団塊、二人の死…(3)

●;「私ら‘団塊世代’ですぅ〜」みたいな言辞を吐く連中は、身近には一人もいなかった。そう名乗ること自体がダサイ。気恥ずかしい。「ようそんなこと言えるな」という感情である。若い時、たまさか、飲み屋などで「戦争へ行った我々に比べれば、お前ら根性がないな」とかいう自称・戦中派のオヤジに喧嘩を売ったことがある。「手前ら、ホントに戦争へ行ったのかよ。行きもせずに行った連中の笠を着てるだけじゃねぇの」と。ホントに戦った者は、黙して語らない。もう少し内省的になっているはずだ。

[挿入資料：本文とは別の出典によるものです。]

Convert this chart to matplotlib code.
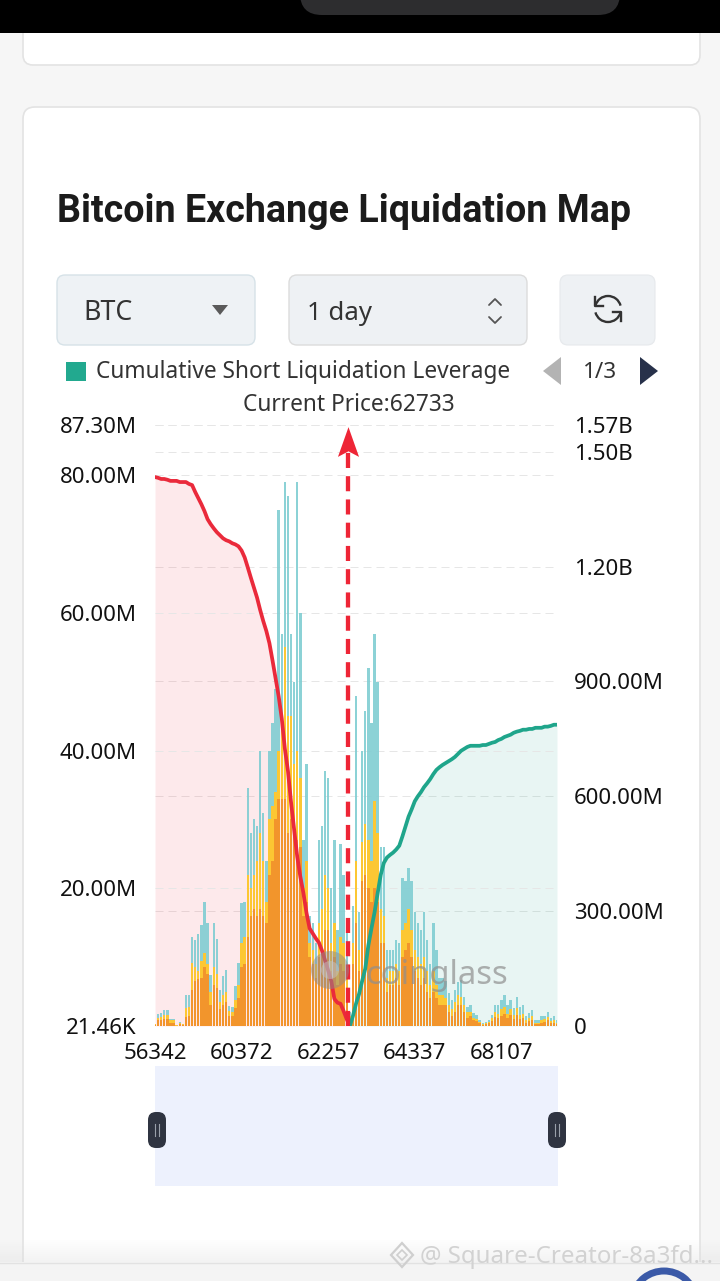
import numpy as np
import matplotlib
matplotlib.use("Agg")
import matplotlib.pyplot as plt
from matplotlib.patches import FancyBboxPatch, Rectangle, Polygon, Arc, Circle
from matplotlib.path import Path

plt.rcParams['font.family'] = ['Noto Sans', 'DejaVu Sans']

# ---------------- data ----------------
title = "Bitcoin Exchange Liquidation Map"
coin = "BTC"
period = "1 day"
legend_label = "Cumulative Short Liquidation Leverage"
page_label = "1/3"
current_price = 62733
tick_prices = [56342, 60372, 62257, 64337, 68107]
tick_index = [0, 28, 56, 84, 112]
left_ticks = [0.02146, 20, 40, 60, 80, 87.30]
left_labels = ["21.46K", "20.00M", "40.00M", "60.00M", "80.00M", "87.30M"]
right_ticks = [0, 300, 600, 900, 1200, 1500, 1570]
right_labels = ["0", "300.00M", "600.00M", "900.00M", "1.20B", "1.50B", "1.57B"]

# liquidation leverage per price level (millions USD), three stacked exchange groups
orange_m = [0.2, 0.8, 0.9, 1.0, 1.0, 0.5, 0.5, 0.05, 0.3, 0.2,
            1.3, 1.5, 5.2, 6.5, 6.8, 7.0, 8.6, 7.5, 3.0, 6.0,
            5.5, 2.5, 3.0, 3.5, 1.5, 1.4, 2.6, 4.0, 8.5, 9,
            13, 16, 17, 16, 17, 16, 15, 22, 24, 30,
            33, 33, 33, 28, 30, 29, 27, 26, 16, 18,
            10, 9, 7, 10, 11, 14, 14, 8, 10, 6,
            9, 8, 5, 1, 9, 15, 8, 21, 22, 20,
            18, 20, 18, 12, 12, 5, 6, 6, 7, 6,
            10, 11, 12, 10, 8, 7, 6, 7, 5, 4,
            5, 4, 3, 3, 3, 2, 1.5, 2, 3, 3,
            2, 1.2, 1.5, 0.8, 0.7, 0.4, 0.2, 0.3, 0.4, 0.7,
            1.3, 1.2, 1.5, 1.8, 1.2, 1.6, 1.0, 1.6, 1.0, 1.2,
            0.5, 0.7, 0.9, 0.3, 0.3, 0.5, 0.6, 0.8, 0.4, 0.5,
            0.3]
yellow_top_m = [0.3, 1.2, 1.3, 1.6, 1.6, 0.8, 0.8, 0.1, 0.4, 0.3,
                2.6, 2.8, 9.1, 8.5, 8.0, 9.5, 10.6, 9.0, 5.0, 8.5,
                7.5, 3.5, 4.5, 5.0, 2.2, 2.0, 3.8, 6.0, 12, 13,
                22, 20, 22, 24, 28, 24, 18, 30, 32, 34,
                40, 45, 55, 45, 45, 38, 40, 36, 20, 24,
                12, 11, 9, 15, 17, 22, 20, 12, 15, 8,
                13, 12, 8, 1.5, 12, 24, 11, 26.7, 29.4, 27,
                24, 32.7, 28, 17, 16, 7, 8, 8, 9, 8,
                14, 15, 17, 14, 11, 10, 9, 10, 8, 6,
                8, 6, 4.5, 4.5, 4, 3, 2.5, 3.5, 4.5, 4.2,
                3, 2, 2, 1.2, 1.0, 0.6, 0.3, 0.4, 0.6, 1.1,
                2.0, 1.8, 2.5, 2.8, 1.8, 2.4, 1.6, 2.6, 1.6, 1.8,
                0.8, 1.1, 1.4, 0.5, 0.5, 0.9, 1.0, 1.3, 0.7, 0.9,
                0.5]
total_m = [0.3, 1.7, 1.9, 2.3, 2.3, 1.0, 1.0, 0.1, 0.6, 0.3,
           4.5, 4.5, 13, 12.5, 13.3, 14.6, 18, 15, 7.4, 15,
           12.6, 5.2, 7.2, 8.1, 2.9, 2.8, 5.8, 9.1, 17.8, 18,
           34.5, 28, 30, 29, 40, 31, 24, 40, 44, 49,
           75, 57, 79, 77, 57, 50, 79, 60, 27, 38,
           16, 15, 12, 27, 29, 37, 36, 20, 27, 14,
           26.5, 22, 15, 2, 17.5, 48, 16.5, 40, 45.8, 52,
           44, 57, 50, 26, 26, 11, 11, 11, 12.5, 12,
           21.5, 21, 23, 21, 16.5, 15, 14, 16.5, 12.5, 9,
           15, 11, 7, 7, 6.5, 4.8, 3.8, 5.2, 6.4, 6.7,
           4.2, 2.8, 3, 1.9, 1.6, 0.9, 0.5, 0.6, 0.9, 1.6,
           3, 3, 3.8, 4.5, 3, 3.8, 2.6, 4.2, 2.8, 3,
           1.4, 1.9, 2.3, 0.9, 0.8, 1.4, 1.5, 2.1, 1.1, 1.4,
           0.8]

# cumulative long liquidation leverage (levels 0..63), millions
cum_long_m = [1434, 1432, 1429, 1429, 1427, 1424, 1424, 1424, 1421, 1421,
              1421, 1416, 1413, 1395, 1379, 1363, 1345, 1324, 1311, 1300,
              1290, 1282, 1274, 1269, 1266, 1261, 1258, 1253, 1242, 1224,
              1198, 1171, 1145, 1119, 1087, 1058, 1032, 1000, 955, 908,
              861, 803, 724, 666, 584, 513, 442, 390, 347, 295,
              255, 242, 229, 218, 197, 171, 145, 118, 71, 61,
              58, 39, 18, 0]
# cumulative short liquidation leverage (levels 63..130), millions
cum_short_m = [0, 26, 58, 84, 118, 150, 211, 255, 297, 347,
               395, 426, 440, 447, 453, 461, 471, 495, 521, 547,
               566, 587, 600, 611, 624, 634, 645, 658, 669, 676,
               682, 687, 692, 697, 703, 711, 719, 724, 729, 732,
               732, 732, 732, 734, 734, 737, 740, 742, 747, 750,
               755, 758, 761, 766, 769, 771, 774, 774, 776, 776,
               779, 779, 779, 782, 782, 784, 787, 787]

# ---------------- figure ----------------
W, H = 720, 1281
fig = plt.figure(figsize=(W / 100, H / 100), dpi=100)
fig.patch.set_facecolor('#f6f6f6')
renderer = fig.canvas.get_renderer()


def rect(x0, y0, x1, y1):
    return [x0 / W, 1 - y1 / H, (x1 - x0) / W, (y1 - y0) / H]


def pix_axes(z):
    a = fig.add_axes([0, 0, 1, 1], zorder=z)
    a.set_xlim(0, W)
    a.set_ylim(H, 0)
    a.axis('off')
    a.patch.set_visible(False)
    return a


def fit_text(ax, x, y, s, target_w, size0=16, **kw):
    t = ax.text(x, y, s, fontsize=size0, **kw)
    w = t.get_window_extent(renderer).width
    t.set_fontsize(size0 * target_w / w)
    return t


bg = pix_axes(0)

# cards
bg.add_patch(FancyBboxPatch((23, -40), 677, 105, boxstyle="round,pad=0,rounding_size=10",
                            fc='white', ec='#e3e3e3', lw=1.2))
bg.add_patch(FancyBboxPatch((23, 107), 677, 1250, boxstyle="round,pad=0,rounding_size=12",
                            fc='white', ec='#e3e3e3', lw=1.2))
# status bar
bg.add_patch(Rectangle((0, 0), W, 33, fc='black', ec='none'))
bg.add_patch(FancyBboxPatch((300, -40), 320, 55, boxstyle="round,pad=0,rounding_size=22",
                            fc='#2d2d2f', ec='none'))

# title
fit_text(bg, 57, 222, title, 574, size0=24, fontweight='bold', color='#1b1b1b',
         family=['Roboto', 'DejaVu Sans'], va='baseline')

# controls
bg.add_patch(FancyBboxPatch((57, 275), 198, 70, boxstyle="round,pad=0,rounding_size=8",
                            fc='#eef2f5', ec='#d6e2e8', lw=1))
fit_text(bg, 83, 320, coin, 49, size0=19, color='#333333', va='baseline')
bg.add_patch(Polygon([(212, 305), (228, 305), (220, 315)], closed=True, fc='#5a5a5a', ec='none'))

bg.add_patch(FancyBboxPatch((289, 275), 238, 70, boxstyle="round,pad=0,rounding_size=8",
                            fc='#eef1f4', ec='#dcdcdc', lw=1))
fit_text(bg, 307, 320, period, 65, size0=19, color='#333333', va='baseline')
bg.plot([489, 495, 501], [305, 299, 305], color='#555555', lw=1.3, solid_capstyle='round')
bg.plot([489, 495, 501], [317, 323, 317], color='#555555', lw=1.3, solid_capstyle='round')

bg.add_patch(FancyBboxPatch((560, 275), 95, 70, boxstyle="round,pad=0,rounding_size=8",
                            fc='#eef1f4', ec='#e6e9ec', lw=0.8))
bg.add_patch(Arc((608, 309), 26, 26, theta1=195, theta2=345, color='#333333', lw=1.7))
bg.add_patch(Arc((608, 309), 26, 26, theta1=15, theta2=165, color='#333333', lw=1.7))
bg.plot([595, 595, 603], [297, 306, 306], color='#333333', lw=1.7)
bg.plot([621, 621, 613], [321, 312, 312], color='#333333', lw=1.7)

# legend row
bg.add_patch(Rectangle((66, 362), 20, 19, fc='#22a98f', ec='none'))
fit_text(bg, 96, 378, legend_label, 413, size0=16, color='#333333', va='baseline')
bg.add_patch(Polygon([(543, 371), (561, 357), (561, 385)], closed=True, fc='#b3b3b3', ec='none'))
fit_text(bg, 600, 378, page_label, 34, size0=16, color='#333333', va='baseline', ha='center')
bg.add_patch(Polygon([(640, 357), (658, 371), (640, 385)], closed=True, fc='#27314a', ec='none'))

fit_text(bg, 349, 411, f"Current Price:{current_price}", 212, size0=16, color='#333333',
         va='baseline', ha='center')

# data zoom slider
bg.add_patch(Rectangle((155, 1066), 403, 120, fc='#edf1fd', ec='none'))

# bottom
for k in range(12):
    bg.add_patch(Rectangle((0, 1238 + 2 * k), W, 2, fc='#dcdcdc', ec='none', alpha=0.03 * k))
bg.add_patch(Rectangle((0, 1262), W, 19, fc='#f4f4f4', ec='none'))
bg.plot([0, W], [1262.5, 1262.5], color='#e2e2e2', lw=1)
bg.add_patch(Arc((664, 1300), 62, 58, theta1=190, theta2=350, color='#3b5aa8', lw=5))

# ---------------- chart ----------------
box = rect(155, 425, 557, 1026)
ax_fill = fig.add_axes(box, zorder=1)
ax_bar = fig.add_axes(box, zorder=2)
ax_line = fig.add_axes(box, zorder=3)

x_all = np.arange(len(total_m))
x_long = np.arange(len(cum_long_m))
x_short = np.arange(len(cum_long_m) - 1, len(cum_long_m) - 1 + len(cum_short_m))

for a in (ax_fill, ax_bar, ax_line):
    a.set_xlim(0, len(total_m) - 1)
    a.patch.set_visible(False)
    for s in a.spines.values():
        s.set_visible(False)
    a.tick_params(length=0)

grid_kw = dict(color='#e6e6e6', lw=0.72, ls=(0, (8, 5)))

ax_fill.set_ylim(0, right_ticks[-1])
ax_fill.set_yticks(right_ticks)
ax_fill.tick_params(labelleft=False, labelbottom=False)
ax_fill.set_xticks([])
ax_fill.grid(axis='y', **grid_kw)
ax_fill.set_axisbelow(True)
ax_fill.fill_between(x_long, cum_long_m, 0, color='#f0283c', alpha=0.1, lw=0)
ax_fill.fill_between(x_short, cum_short_m, 0, color='#21a68d', alpha=0.1, lw=0)

orange = np.array(orange_m)
ytop = np.array(yellow_top_m)
total = np.array(total_m)
ax_bar.set_ylim(0, left_ticks[-1])
ax_bar.set_yticks(left_ticks)
ax_bar.set_yticklabels(left_labels)
ax_bar.set_xticks(tick_index)
ax_bar.set_xticklabels([str(p) for p in tick_prices])
ax_bar.tick_params(axis='y', pad=13, labelsize=16, labelcolor='#111111')
ax_bar.tick_params(axis='x', pad=12, labelsize=16, labelcolor='#111111')
ax_bar.grid(axis='y', **grid_kw)
ax_bar.set_axisbelow(True)
bw = 0.78
ax_bar.bar(x_all, orange, width=bw, color='#f2952c', lw=0)
ax_bar.bar(x_all, ytop - orange, bottom=orange, width=bw, color='#fcc733', lw=0)
ax_bar.bar(x_all, total - ytop, bottom=ytop, width=bw, color='#80cdd2', alpha=0.9, lw=0)

ax_line.set_ylim(0, right_ticks[-1])
ax_line.yaxis.tick_right()
ax_line.set_yticks(right_ticks)
ax_line.set_yticklabels(right_labels)
ax_line.tick_params(axis='y', pad=12, labelsize=16, labelcolor='#111111')
ax_line.set_xticks([])
ax_line.plot(x_long, cum_long_m, color='#ea2a3b', lw=2.7, solid_joinstyle='round',
             solid_capstyle='round')
ax_line.plot(x_short, cum_short_m, color='#1fa58b', lw=2.7, solid_joinstyle='round',
             solid_capstyle='round')

# current price marker
xp = np.interp(current_price, tick_prices, tick_index)
tr = ax_line.get_xaxis_transform()
ax_line.plot([xp, xp], [0, 0.955], transform=tr, color='#ee2536', lw=3.1,
             ls=(0, (3.5, 1.9)), clip_on=False)
arrow = Path([(0, 1.4), (-0.85, -1), (0, -0.55), (0.85, -1), (0, 1.4)],
             [Path.MOVETO, Path.LINETO, Path.LINETO, Path.LINETO, Path.CLOSEPOLY])
ax_line.plot([xp], [0.9676], transform=tr, marker=arrow, markersize=25, color='#ee2536',
             mew=0, clip_on=False)

# ---------------- overlay ----------------
top = pix_axes(10)
top.add_patch(Circle((330, 970), 19, fc='#8c8c8c', ec='none', alpha=0.5))
top.add_patch(Circle((330, 970), 9, fc='#c4c4c4', ec='none', alpha=0.5))
fit_text(top, 365, 975, "coinglass", 143, size0=20, fontweight='bold', color='#8f8f8f',
         alpha=0.7, va='center')

# slider handles
for hx in (157, 557):
    top.add_patch(FancyBboxPatch((hx - 9, 1112), 18, 36, boxstyle="round,pad=0,rounding_size=8",
                                 fc='#2f3441', ec='none'))
    top.plot([hx - 2, hx - 2], [1124, 1136], color='#9aa0aa', lw=0.8)
    top.plot([hx + 2, hx + 2], [1124, 1136], color='#9aa0aa', lw=0.8)

# share watermark
top.add_patch(Polygon([(402, 1243), (413, 1255), (402, 1267), (391, 1255)], closed=True,
                      fc='none', ec='#cfcfcf', lw=1.6))
top.add_patch(Polygon([(402, 1250), (407, 1255), (402, 1260), (397, 1255)], closed=True,
                      fc='none', ec='#cfcfcf', lw=1.2))
fit_text(top, 420, 1263, "@ Square-Creator-8a3fd...", 292, size0=16, color='#d2d2d2',
         va='baseline')

fig.savefig("out.png", dpi=100, facecolor=fig.get_facecolor())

●;団塊世代の親たちは某かの期待をこめ、なけなしのカネを捻り出し大学行きを認めた。親たちもまた貧乏からの脱却には、高度成長期の波に乗るしかないと考えていた。彼らの大学進学率が高くなったのは、高度成長期にさしかかっていた親たちの「投資」の結果である。中卒も高卒も大半であったのに、彼ら(大卒)団塊世代が「団塊」を代表するかのごときコトバは、嘘くさい。「世代」的な塊の特質といっても、高度成長期に必要とされる兵として「採用される塊」であっただけである。むろん、サブカルチャーの洗礼を受けたとか、その世代だけの感受性は普遍的に流れてはいるけれども。その職場で何を創ったかが、問われている。
●;《世界を獲得するために》というヒロイックなコトバをベースに闘った60年安保世代にコンプレックスを抱いていた「安後世代」(団塊前世代)は、大衆的(政治)学生運動の低迷期を経て「三派全学連」時代を形成する。67~68年の‘暴力学生’‘過激派’というレッテルが社会化されたのは、この頃である。ゲバ棒片手に覆面とヘルメット、人々は彼らの異形におののいたが、世界的なベトナム反戦運動の影響をもろに受けていたことは、なかなか、理解されなかった。大学を出たって「ろくな世界」へ行けるもんじゃないと思ってた連中である。ただ、大概の学生は、ネクタイを締めて「公務員」や「有名企業」の門をくぐった。
「三派」学生は、マルクスエンゲルスを少しは囓じってはいたものの、まともに読んでいた者は少なく、その外縁に党派的な束縛を離れてよりフリーな組織ならざる組織の「無党派層」や「ノンセクト・ラジカル」が並び、その回りに「ノンポリ」たちがいた。党派は気ままな彼らに乗り越えられていく。「党派的なもの」が漂わせるキツイ禁欲的な秘儀の匂いよりも、大学の重苦しさ=不自由感よりも、何かカラッと<明るく><新しい>世界の扉が開くのではないかとの期待があった。まずは「旧い大学の制度」が標的になった。大学生たちの<中心>は、全共闘(的なもの)が座った。
●;「H」も「M」もデモの隊列に一度か二度加わったことがある程度だ(二人から別々に聞いたことがある)。そんな時でも「女のことばかり考えていた」…というセリフの方に人生の真実味があり、人間的である。警官隊に突っ込んで行った時は、よーなんて武勇談よりも「怖くて怖くてしょうがなかった」と言う方が「人間の深淵」を覗き込んでいる。